Omschrijving
This book elegantly integrates multiple strands of the multinational democracy paradigm, drawing from normative political theory, comparative politics, and constitutional law.
Francesco Palermo, Professor of Law, University of Verona and Institute for Comparative Federalism, Eurac Research, Bolzano/Bozen, Italy.
This important book identifies a key challenge to western democracies: minority nationalist movements who share the same liberal democratic credentials as the states themselves. The authors trace the rise and decline of secessionist movements and constitutional strategies to manage them, framed by an excellent, state of the art Introduction.
Michael Keating, Professor of Politics (Emeritus), European University Institute, Florence, Italy, and University of Aberdeen, UK.
Constitutional structures are an important mechanism for structuring the politics of multinational democracies, especially the political jousting between sub-state demoi and the state demos in plurinational polities.

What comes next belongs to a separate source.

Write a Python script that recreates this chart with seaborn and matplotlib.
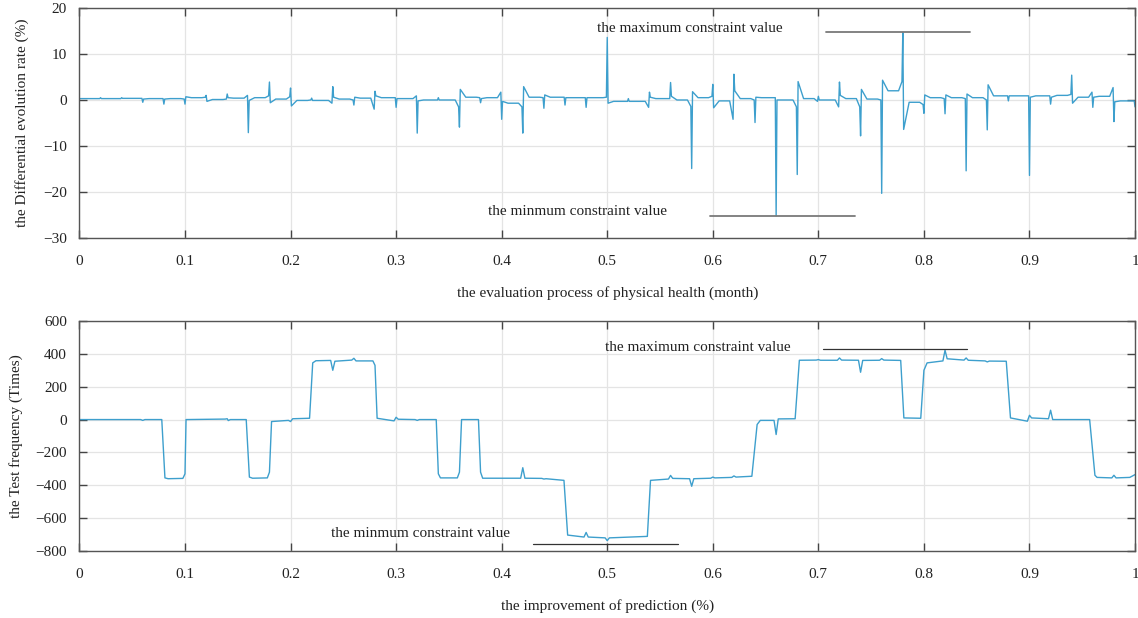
import numpy as np
import pandas as pd
import matplotlib
matplotlib.use("Agg")
import matplotlib.pyplot as plt
import seaborn as sns

sns.set_style("whitegrid")
plt.rcParams['font.family'] = ['Liberation Serif', 'DejaVu Serif']

# ---- top panel: spike events (position, value just before, tip, value just after, settled level)
top_start = 0.3
top_x = [0.02, 0.04, 0.06, 0.08, 0.10, 0.12, 0.14, 0.16, 0.18, 0.20,
         0.22, 0.24, 0.26, 0.28, 0.30, 0.32, 0.34, 0.36, 0.38, 0.40,
         0.42, 0.44, 0.46, 0.48, 0.50, 0.52, 0.54, 0.56, 0.58, 0.60,
         0.62, 0.64, 0.66, 0.68, 0.70, 0.72, 0.74, 0.76, 0.78, 0.80,
         0.82, 0.84, 0.86, 0.88, 0.90, 0.92, 0.94, 0.96, 0.98, 1.00]
top_pre = [0.3, 0.3, 0.35, 0.3, 0.2, 0.6, 0.2, 1.0, 0.9, 0.7,
           0.0, -0.7, 0.0, -2.0, 0.5, 0.9, 0.0, -1.5, 0.5, 1.7,
           -1.5, 0.5, 0.6, 0.5, 0.6, -0.3, -1.6, 0.3, -1.4, 0.8,
           -4.2, 0.0, 0.5, -1.5, -0.3, -1.5, -1.5, 0.0, 4.0, -1.0,
           0.3, 0.3, 0.0, 0.9, 0.9, 0.9, 1.2, 1.7, 2.7, -0.2]
top_tip = [0.5, 0.5, -0.5, -0.9, -0.9, 1.0, 1.3, -7.1, 3.9, 2.6,
           0.4, 2.9, -1.1, 1.9, -1.6, -7.2, 0.5, -5.9, -0.6, -4.2,
           -7.2, -1.8, -1.1, -1.6, 13.6, 0.3, 1.7, 3.8, -14.9, 3.4,
           5.6, -4.9, -25.2, -16.2, 0.8, 3.9, -7.8, -20.3, 14.7, -2.9,
           -3.0, -15.4, -6.5, -0.2, -16.4, -0.9, 5.4, -1.6, -4.7, -1.5]
top_post = [0.3, 0.35, 0.2, 0.2, 0.7, -0.3, 0.5, -0.1, -0.6, -1.3,
            -0.1, 0.6, 0.6, 0.9, 0.3, -0.2, 0.0, 2.3, 0.3, -0.3,
            2.9, 1.1, 0.5, 0.5, -0.7, -0.3, 0.6, 0.8, 1.8, -1.7,
            2.0, 0.6, 0.0, 4.0, 0.0, 1.0, 2.3, 4.3, -6.4, 1.1,
            1.1, 1.3, 3.3, 0.9, 0.6, 0.6, -0.7, 0.6, -0.4, -0.5]
top_level = [0.3, 0.35, 0.3, 0.3, 0.5, 0.1, 0.4, 0.5, 0.2, -0.1,
             -0.1, 0.2, 0.4, 0.5, 0.3, 0.0, 0.0, 0.6, 0.5, -0.7,
             0.6, 0.6, 0.5, 0.5, -0.3, -0.3, 0.3, 0.0, 0.5, -0.2,
             0.3, 0.5, 0.0, 0.3, 0.0, 0.3, 0.2, 2.0, -0.5, 0.5,
             0.5, 0.5, 0.9, 0.9, 0.9, 1.0, 0.6, 0.8, -0.2, -0.5]

# ---- bottom panel: breakpoints of the step signal
bot_x = [0.000, 0.058, 0.060, 0.062, 0.078, 0.081, 0.084, 0.098, 0.100, 0.101,
         0.138, 0.140, 0.141, 0.143, 0.158, 0.161, 0.164, 0.178, 0.180, 0.182,
         0.198, 0.200, 0.202, 0.218, 0.221, 0.224, 0.238, 0.240, 0.242, 0.258,
         0.260, 0.262, 0.278, 0.280, 0.282, 0.298, 0.300, 0.302, 0.318, 0.320,
         0.322, 0.338, 0.340, 0.342, 0.358, 0.360, 0.362, 0.378, 0.380, 0.382,
         0.418, 0.420, 0.422, 0.438, 0.440, 0.442, 0.459, 0.4625, 0.478, 0.480,
         0.482, 0.498, 0.500, 0.502, 0.538, 0.541, 0.558, 0.560, 0.562, 0.578,
         0.580, 0.582, 0.598, 0.600, 0.602, 0.618, 0.620, 0.622, 0.637, 0.642,
         0.645, 0.658, 0.660, 0.662, 0.678, 0.682, 0.698, 0.700, 0.702, 0.718,
         0.720, 0.722, 0.738, 0.740, 0.742, 0.758, 0.760, 0.762, 0.778, 0.781,
         0.797, 0.800, 0.803, 0.818, 0.820, 0.822, 0.838, 0.840, 0.842, 0.858,
         0.860, 0.862, 0.878, 0.882, 0.898, 0.900, 0.902, 0.918, 0.920, 0.922,
         0.957, 0.962, 0.964, 0.978, 0.980, 0.982, 0.995, 1.000]
bot_y = [0, 0, -5, 0, 0, -355, -360, -358, -330, 0,
         3, 5, -6, 0, 0, -350, -357, -355, -320, -12,
         -5, -12, 5, 8, 345, 358, 360, 300, 355, 362,
         373, 357, 357, 330, 8, -8, 14, 2, 0, -5,
         0, 0, -330, -355, -355, -320, 0, 0, -320, -357,
         -357, -293, -357, -358, -362, -360, -370, -703, -715, -687,
         -715, -720, -737, -720, -711, -370, -362, -340, -358, -360,
         -406, -360, -357, -350, -355, -352, -343, -350, -345, -30,
         -5, -5, -91, 4, 5, 361, 362, 365, 361, 361,
         375, 362, 361, 288, 360, 361, 371, 362, 360, 10,
         8, 300, 345, 357, 422, 370, 362, 375, 361, 357,
         351, 356, 355, 10, -10, 26, 10, 5, 57, 0,
         0, -339, -352, -355, -339, -355, -352, -335]

# annotation guides (data units)
top_max_line = ([0.707, 0.844], 14.8)
top_min_line = ([0.597, 0.735], -25.2)
bot_max_line = ([0.704, 0.841], 430)
bot_min_line = ([0.430, 0.567], -757)

line_color = '#3d9fcd'

# build the top polyline from the event table
px, py = [0.0], [top_start]
prev = top_start
for x, a, b, c, d in zip(top_x, top_pre, top_tip, top_post, top_level):
    px += [x - 0.004, x - 0.0008, x, x + 0.0008, x + 0.006]
    py += [prev, a, b, c, d]
    prev = d
top_df = pd.DataFrame({'x': px, 'y': py})
bot_df = pd.DataFrame({'x': bot_x, 'y': bot_y})

fig = plt.figure(figsize=(11.38, 6.18), dpi=100)
ax1 = fig.add_axes([0.0698, 0.6149, 0.9276, 0.3722])
ax2 = fig.add_axes([0.0698, 0.1084, 0.9276, 0.3722])

sns.lineplot(data=top_df, x='x', y='y', ax=ax1, color=line_color, lw=1.0,
             estimator=None, sort=False)
sns.lineplot(data=bot_df, x='x', y='y', ax=ax2, color=line_color, lw=1.0,
             estimator=None, sort=False)

ax1.plot(top_max_line[0], [top_max_line[1]] * 2, color='#7a7a7a', lw=1.3)
ax1.plot(top_min_line[0], [top_min_line[1]] * 2, color='#7a7a7a', lw=1.3)
ax1.text(0.578, 15.6, 'the maximum constraint value', ha='center', va='center', fontsize=11, color='#222')
ax1.text(0.4716, -24.3, 'the minmum constraint value', ha='center', va='center', fontsize=11, color='#222')

ax2.plot(bot_max_line[0], [bot_max_line[1]] * 2, color='#333', lw=0.9)
ax2.plot(bot_min_line[0], [bot_min_line[1]] * 2, color='#333', lw=0.9)
ax2.text(0.586, 436, 'the maximum constraint value', ha='center', va='center', fontsize=11, color='#222')
ax2.text(0.3235, -696, 'the minmum constraint value', ha='center', va='center', fontsize=11, color='#222')

ax1.set_xlim(0, 1)
ax1.set_ylim(-30, 20)
ax1.set_yticks([-30, -20, -10, 0, 10, 20])
ax2.set_xlim(0, 1)
ax2.set_ylim(-800, 600)
ax2.set_yticks(np.arange(-800, 601, 200))

xt = [0, 0.1, 0.2, 0.3, 0.4, 0.5, 0.6, 0.7, 0.8, 0.9, 1]
xtl = ['0', '0.1', '0.2', '0.3', '0.4', '0.5', '0.6', '0.7', '0.8', '0.9', '1']
for ax in (ax1, ax2):
    ax.set_xticks(xt)
    ax.set_xticklabels(xtl)
    ax.grid(True, color='#e4e4e4', lw=0.9)
    ax.tick_params(direction='in', length=6, width=1, colors='#444',
                   labelcolor='#222', labelsize=11, top=True, right=True,
                   bottom=True, left=True)
    ax.tick_params(axis='x', pad=12)
    ax.tick_params(axis='y', pad=9)
    for s in ax.spines.values():
        s.set_color('#555')
        s.set_linewidth(1.0)

ax1.set_xlabel('the evaluation process of physical health (month)', fontsize=11, color='#222', labelpad=13)
ax1.set_ylabel('the Differential evolution rate (%)', fontsize=11, color='#222', labelpad=10)
ax2.set_xlabel('the improvement of prediction (%)', fontsize=11, color='#222', labelpad=13)
ax2.set_ylabel('the Test frequency (Times)', fontsize=11, color='#222', labelpad=9)

fig.savefig('out.png', dpi=100)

This book analyzes the interaction, which can be bi-directional, between constitutional structures and the trends and evolution of the heterogenous political orientations in substate national societies and majority nations in liberal democracies.
“Constitutional structures” refers to a wide variety of institutions and processes, and they create territorial regimes, which constitute distinctive models of state: unitarism, federalism, autonomism, regionalism, consociationalism, or even colonialism. Multinational democracies differ in the constitutional limitations and/or opportunities for accommodation of diversity offered by constitutional structures.
The authors in this collection utilize diverse methods and address these issues from different disciplinary perspectives. The book contains analyses of Québec-Canada, Catalonia-Spain, Puerto Rico-USA, Italy and its special regions, Scotland-United Kingdom, Bosnia and Herzegovina, Corsica-France, the Åland Islands-Finland, Mauritius, Fiji, and other cases.
Jaime Lluch is Professor of Political Science at the University of Puerto Rico. He has been awarded a National Science Foundation fellowship, a Ford Foundation Fellowship, and has held visiting fellowships at the European University Institute in Florence, Italy, the Collegio Carlo Alberto in Turin, Italy, the European Studies Centre at St Antony’s College, University of Oxford, UK, and the University of Pennsylvania. He is the author of Visions of Sovereignty: Nationalism and Accommodation in Multinational Democracies (2014).